** START Dataset section **

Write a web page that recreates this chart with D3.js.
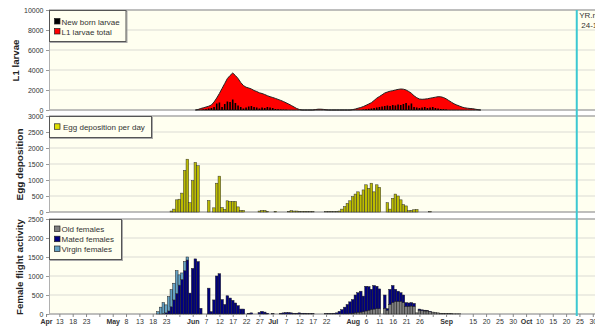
<!DOCTYPE html>
<html>
<head>
<meta charset="utf-8">
<script src="https://cdn.jsdelivr.net/npm/d3@7"></script>
<style>
  body { margin: 0; background: #fff; }
  svg { display: block; font-family: "Liberation Sans", Arial, sans-serif; }
</style>
</head>
<body>
<script>
// axe x : une graduation tous les 5 jours, le nom du mois remplace la premiere du mois
const tickDates = ["04-08","04-13","04-18","04-23","04-28","05-03","05-08","05-13","05-18","05-23","05-28",
  "06-02","06-07","06-12","06-17","06-22","06-27","07-02","07-07","07-12","07-17","07-22","07-27",
  "08-01","08-06","08-11","08-16","08-21","08-26","08-31","09-05","09-10","09-15","09-20","09-25","09-30",
  "10-05","10-10","10-15","10-20","10-25","10-30"];
const tickLabels = ["Apr","13","18","23","","May","8","13","18","23","",
  "Jun","7","12","17","22","27","Jul","7","12","17","22","",
  "Aug","6","11","16","21","26","","Sep","","15","20","25","30",
  "Oct","10","15","20","25","30"];
const monthLabels = ["Apr","May","Jun","Jul","Aug","Sep","Oct"];

// L1 larvae total (surface rouge), une valeur par jour
const larvaeStart = "2011-06-03";
const larvaeTotal = [0,50,150,220,300,380,500,800,1200,1650,2150,2650,3150,3450,3700,
  3450,3150,2750,2450,2280,2200,2100,1950,1850,1720,1650,1550,1430,1330,1250,
  1160,1060,960,850,720,590,450,300,150,50,0,
  0,0,0,0,40,80,80,60,20,0,0,0,0,0,0,0,0,0,
  40,100,180,250,350,470,600,730,950,1180,1350,1520,1700,1800,1880,1930,2000,2060,2100,2080,
  2000,1850,1670,1420,1230,1100,1070,1090,1120,1180,1230,1280,1330,1320,1250,1120,950,780,620,500,
  400,290,220,180,150,130,80,30,0];

// New born larvae (barres noires)
const newbornStart = "2011-06-06";
const newborn = [50,80,150,200,300,650,750,300,600,850,800,1050,700,450,300,150,
  250,350,400,300,250,150,250,200,300,250,200,100,80,50,40,30,
  0,0,0,0,0,0,0,0,0,0,0,0,0,0,0,0,0,0,0,0,0,0,0,0,0,0,0,0,
  50,80,120,150,200,250,300,350,400,450,400,500,450,550,500,600,
  700,450,650,300,250,200,250,300,200,250,300,200,150,100,80,50];

// Egg deposition per day
const eggStart = "2011-05-25";
const eggs = [30,90,380,400,590,1300,1650,290,980,1550,1450,
  0,0,0,
  360,0,130,900,1120,140,80,350,330,330,330,160,50,50,
  0,0,0,0,0,30,50,50,20,0,0,20,0,0,0,0,20,40,30,30,20,15,20,10,10,10,0,0,0,0,10,10,10,10,15,
  30,90,170,270,350,480,560,630,530,690,850,740,900,630,850,770,0,0,290,90,
  430,560,500,380,230,190,40,50,70,80,0,0,0,0,10];

// Female flight activity (barres empilees)
const virginStart = "2011-05-18";
const virginFemales = [0,0,60,180,290,210,380,450,440,600,270,170,240,80];
const matedStart = "2011-05-18";
const matedFemales = [0,0,0,0,10,30,80,190,370,540,760,910,1140,1420,
  550,1200,1450,1380,150,0,0,680,60,370,1000,1060,380,250,480,420,360,290,220,130,130,
  0,20,30,0,0,40,70,50,20,0,10,0,0,20,30,40,40,30,20,20,30,20,20,10,10,10,0,0,0,0,10,10,10,20,30,
  70,115,180,250,310,360,470,520,550,410,650,620,530,620,590,520,
  0,
  350,40,400,450,320,270,230,200,100,90,90,80,0,30,20,20,10,10];
const oldStart = "2011-07-27";
const oldFemales = [0,0,0,0,10,20,30,40,50,60,80,100,120,130,140,140,
  0,
  150,100,250,300,330,330,330,300,200,200,210,200,30,100,90,80,80,60,50,40,30,20,15,10,10,10,5,5,5];

const todayDate = "2011-10-24";

/* ---------------------------------------------------------------- */
const parse = d3.utcParse("%Y-%m-%d");

const svg = d3.select("body").append("svg")
  .attr("width", 595)
  .attr("height", 330);

// echelle du temps, commune aux trois graphes
const x = d3.scaleUtc()
  .domain([parse("2011-04-09"), parse("2011-11-01")])
  .range([48.7, 598.1]);
const dayW = x(parse("2011-04-10")) - x(parse("2011-04-09"));

function series(start, values) {
  const t0 = parse(start);
  return values.map((v, i) => ({ date: d3.utcDay.offset(t0, i), value: v }));
}

const panels = [
  { top: 10, bottom: 110, max: 10000, step: 2000, title: "L1 larvae", tx: 15, tl: 42 },
  { top: 116, bottom: 212, max: 3000, step: 500, title: "Egg deposition", tx: 19.3, tl: 72 },
  { top: 219, bottom: 314, max: 2500, step: 500, title: "Female flight activity", tx: 19.7, tl: 96 }
];

panels.forEach(p => {
  p.y = d3.scaleLinear().domain([0, p.max]).range([p.bottom, p.top]);
  const g = svg.append("g");
  p.g = g;

  // fond
  g.append("rect")
    .attr("x", 49).attr("y", p.top)
    .attr("width", 560).attr("height", p.bottom - p.top)
    .attr("fill", "#fffff0");

  // grille
  const vals = d3.range(0, p.max + 1, p.step);
  g.selectAll(".grid")
    .data(vals)
    .join("line")
    .attr("x1", 49).attr("x2", 600)
    .attr("y1", d => p.y(d)).attr("y2", d => p.y(d))
    .attr("stroke", d => (d === p.max || d === 0) ? "#a8a8a8" : "#dcdcd4")
    .attr("stroke-width", d => (d === p.max || d === 0) ? 1.6 : 1.2);

  // axe y
  const ax = g.append("g")
    .attr("transform", "translate(49,0)")
    .call(d3.axisLeft(p.y).tickValues(vals).tickSize(3).tickPadding(2.5).tickFormat(d3.format("d")));
  ax.select(".domain").attr("stroke", "#b0b0b0");
  ax.selectAll(".tick line").attr("stroke", "#999");
  ax.selectAll("text").attr("font-size", 7).attr("fill", "#333")
    .attr("font-family", "'Liberation Sans', Arial, sans-serif");

  // titre
  g.append("text")
    .attr("transform", `translate(${p.tx},${(p.top + p.bottom) / 2 + 0.5}) rotate(-90)`)
    .attr("text-anchor", "middle")
    .attr("dominant-baseline", "central")
    .attr("font-size", 9.7)
    .attr("font-weight", "bold")
    .attr("fill", "#222")
    .attr("textLength", p.tl)
    .attr("lengthAdjust", "spacingAndGlyphs")
    .text(p.title);
});

/* L1 LARVAE -------------------------------------------------------- */
const pL = panels[0];
const larvae = series(larvaeStart, larvaeTotal);
pL.g.append("path")
  .datum(larvae)
  .attr("d", d3.area().x(d => x(d.date)).y0(pL.y(0)).y1(d => pL.y(d.value)))
  .attr("fill", "#ff0000")
  .attr("stroke", "#222")
  .attr("stroke-width", 1);

pL.g.selectAll(".nb")
  .data(series(newbornStart, newborn).filter(d => d.value > 0))
  .join("rect")
  .attr("x", d => x(d.date) - 0.8)
  .attr("width", 1.6)
  .attr("y", d => pL.y(d.value))
  .attr("height", d => pL.y(0) - pL.y(d.value))
  .attr("fill", "#000");

/* EGGS ------------------------------------------------------------- */
const pE = panels[1];
pE.g.selectAll(".egg")
  .data(series(eggStart, eggs).filter(d => d.value > 0))
  .join("rect")
  .attr("x", d => x(d.date) - dayW / 2)
  .attr("width", dayW)
  .attr("y", d => pE.y(d.value))
  .attr("height", d => pE.y(0) - pE.y(d.value))
  .attr("fill", "#bcbc00")
  .attr("stroke", "#333")
  .attr("stroke-width", 0.5);

/* FLIGHT ----------------------------------------------------------- */
const pF = panels[2];
const toMap = arr => new Map(arr.map(d => [+d.date, d.value]));
const oldM = toMap(series(oldStart, oldFemales));
const matM = toMap(series(matedStart, matedFemales));
const virM = toMap(series(virginStart, virginFemales));
const days = d3.utcDays(parse("2011-05-18"), parse("2011-09-15"));
const table = days.map(dt => ({
  date: dt,
  old: oldM.get(+dt) || 0,
  mated: matM.get(+dt) || 0,
  virgin: virM.get(+dt) || 0
}));
const colors = { old: "#808080", mated: "#00007f", virgin: "#64a2c4" };
const stacked = d3.stack().keys(["old", "mated", "virgin"])(table);

pF.g.selectAll(".layer")
  .data(stacked)
  .join("g")
  .attr("fill", d => colors[d.key])
  .selectAll("rect")
  .data(d => d.filter(s => s[1] - s[0] > 0))
  .join("rect")
  .attr("x", d => x(d.data.date) - dayW / 2)
  .attr("width", dayW)
  .attr("y", d => pF.y(d[1]))
  .attr("height", d => pF.y(d[0]) - pF.y(d[1]))
  .attr("stroke", "#222")
  .attr("stroke-width", 0.5);

/* AXE X ------------------------------------------------------------- */
const xa = svg.append("g")
  .attr("transform", `translate(0,${pF.bottom})`)
  .call(d3.axisBottom(x)
    .tickValues(tickDates.map(s => parse("2011-" + s)))
    .tickSize(3)
    .tickPadding(2)
    .tickFormat((d, i) => tickLabels[i]));
xa.select(".domain").remove();
xa.selectAll(".tick line").attr("stroke", "#888");
xa.selectAll("text")
  .attr("font-size", 7)
  .attr("fill", "#333")
  .attr("font-family", "'Liberation Sans', Arial, sans-serif")
  .attr("font-weight", (d, i) => monthLabels.includes(tickLabels[i]) ? "bold" : "normal");

/* JOUR COURANT ------------------------------------------------------ */
const xt = x(parse(todayDate));
svg.append("line")
  .attr("x1", xt).attr("x2", xt)
  .attr("y1", 10).attr("y2", 316)
  .attr("stroke", "#3cc8d2")
  .attr("stroke-width", 2);
svg.append("text").attr("x", xt + 2.5).attr("y", 18).attr("font-size", 8).attr("fill", "#333").text("YR.m");
svg.append("text").attr("x", xt + 4.5).attr("y", 27.5).attr("font-size", 8).attr("fill", "#333").text("24-1");

/* LEGENDES ---------------------------------------------------------- */
function legend(p, w, h, items) {
  const lg = p.g.append("g");
  lg.append("rect")
    .attr("x", 50.5).attr("y", p.top + 1.5)
    .attr("width", w).attr("height", h)
    .attr("fill", "none").attr("stroke", "#aaa");
  lg.append("rect")
    .attr("x", 49.5).attr("y", p.top + 0.5)
    .attr("width", w).attr("height", h)
    .attr("fill", "#fffff0").attr("stroke", "#555");
  items.forEach((it, i) => {
    const cy = p.top + it.cy;
    lg.append("rect")
      .attr("x", 54.5).attr("y", cy - 3)
      .attr("width", 5.5).attr("height", 5.5)
      .attr("fill", it.color).attr("stroke", "#222").attr("stroke-width", 0.7);
    lg.append("text")
      .attr("x", it.tx).attr("y", cy + 3)
      .attr("font-size", 8).attr("fill", "#333")
      .text(it.label);
  });
}
legend(pL, 76.5, 31, [
  { label: "New born larvae", color: "#000", cy: 11.5, tx: 61.5 },
  { label: "L1 larvae total", color: "#ff0000", cy: 21.5, tx: 61.5 }
]);
legend(pE, 102, 21, [
  { label: "Egg deposition per day", color: "#e0e000", cy: 10.8, tx: 63 }
]);
legend(pF, 72, 40, [
  { label: "Old females", color: "#808080", cy: 10, tx: 61.5 },
  { label: "Mated females", color: "#00007f", cy: 20.2, tx: 61.5 },
  { label: "Virgin females", color: "#64a2c4", cy: 30, tx: 61.5 }
]);
</script>
</body>
</html>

** END Dataset section **

▸ **What is expected**:
Restate the material word for word from its first line through the line containing "400,290,220,180,150,130,80,30,0];", both included; the pictures do not belong in it.

▸ **Correct result**:
Write a web page that recreates this chart with D3.js.
<!DOCTYPE html>
<html>
<head>
<meta charset="utf-8">
<script src="https://cdn.jsdelivr.net/npm/d3@7"></script>
<style>
  body { margin: 0; background: #fff; }
  svg { display: block; font-family: "Liberation Sans", Arial, sans-serif; }
</style>
</head>
<body>
<script>
// axe x : une graduation tous les 5 jours, le nom du mois remplace la premiere du mois
const tickDates = ["04-08","04-13","04-18","04-23","04-28","05-03","05-08","05-13","05-18","05-23","05-28",
  "06-02","06-07","06-12","06-17","06-22","06-27","07-02","07-07","07-12","07-17","07-22","07-27",
  "08-01","08-06","08-11","08-16","08-21","08-26","08-31","09-05","09-10","09-15","09-20","09-25","09-30",
  "10-05","10-10","10-15","10-20","10-25","10-30"];
const tickLabels = ["Apr","13","18","23","","May","8","13","18","23","",
  "Jun","7","12","17","22","27","Jul","7","12","17","22","",
  "Aug","6","11","16","21","26","","Sep","","15","20","25","30",
  "Oct","10","15","20","25","30"];
const monthLabels = ["Apr","May","Jun","Jul","Aug","Sep","Oct"];

// L1 larvae total (surface rouge), une valeur par jour
const larvaeStart = "2011-06-03";
const larvaeTotal = [0,50,150,220,300,380,500,800,1200,1650,2150,2650,3150,3450,3700,
  3450,3150,2750,2450,2280,2200,2100,1950,1850,1720,1650,1550,1430,1330,1250,
  1160,1060,960,850,720,590,450,300,150,50,0,
  0,0,0,0,40,80,80,60,20,0,0,0,0,0,0,0,0,0,
  40,100,180,250,350,470,600,730,950,1180,1350,1520,1700,1800,1880,1930,2000,2060,2100,2080,
  2000,1850,1670,1420,1230,1100,1070,1090,1120,1180,1230,1280,1330,1320,1250,1120,950,780,620,500,
  400,290,220,180,150,130,80,30,0];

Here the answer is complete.